Лалла начала поспешно оттирать палитру, и тревожные мысли проносились в ее голове так же стремительно, как быстры были движения ее руки. Мозг ее лихорадочно работал. Нет, она не могла уехать отсюда – ведь Дейзи так просила помочь брату, а за все время пребывания в Диких Ветрах она и на сотую долю не продвинулась к достижению этой цели. Тогда, пять лет назад, обманув Грея, отвергнув его любовь, она сделала ему слишком больно и, возможно, никогда не заслужит его прощения. При этой мысли по спине девушки пробежал холодок.
Она быстро упаковала краски в большую коробку и покинула детскую.
– Если я хоть день еще просижу в такой скуке, то просто сойду с ума! – капризно заявила Дейзи за завтраком.
– И что же ты предлагаешь в качестве развлечения? – поинтересовалась Лалла.
Дейзи нетерпеливо заерзала на стуле.
– У меня есть идея. Давай отправимся сразу после кофе в Холодные Весны!
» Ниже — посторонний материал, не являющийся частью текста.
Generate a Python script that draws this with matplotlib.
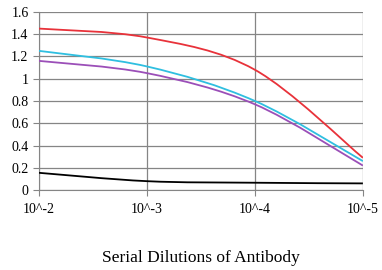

Конечно, в деревне жизнь течет не так стремительно, как в Нью-Йорке, но это приятное местечко, и мы сможем весело провести время.
Лалла вспомнила улочки и дома, лавчонки с яркими вывесками, магазины, где продавалась всякая всячина, большой базар у церкви, причал, куда месяц назад доставила их с Дейзи «Превосходная», и невольно улыбнулась:
– Прекрасная мысль!
– Ну вот и славно. Распоряжусь, чтобы Роджерс готовил коляску.
Через несколько минут подруги уже направлялись в Холодные Весны. Проезжая по деревне, Лалла отметила про себя, что, хотя прошло столько лет, поселение на берегу Гудзона совсем не изменилось. Деревня казалась одновременно и спокойной, и суматошной. Многочисленные экипажи и повозки поднимали клубы пыли каждый раз, когда, громыхая, сновали вверх и вниз по покрытой гравием широкой дороге. А по обеим сторонам центральной улицы застыли, словно на картинке, опрятные белые дома. Яркие цветы в больших деревянных ящиках и плетеные стулья из ивовых прутьев, выставленные на верандах, придавали Холодным Веснам какой-то особый провинциальный шарм.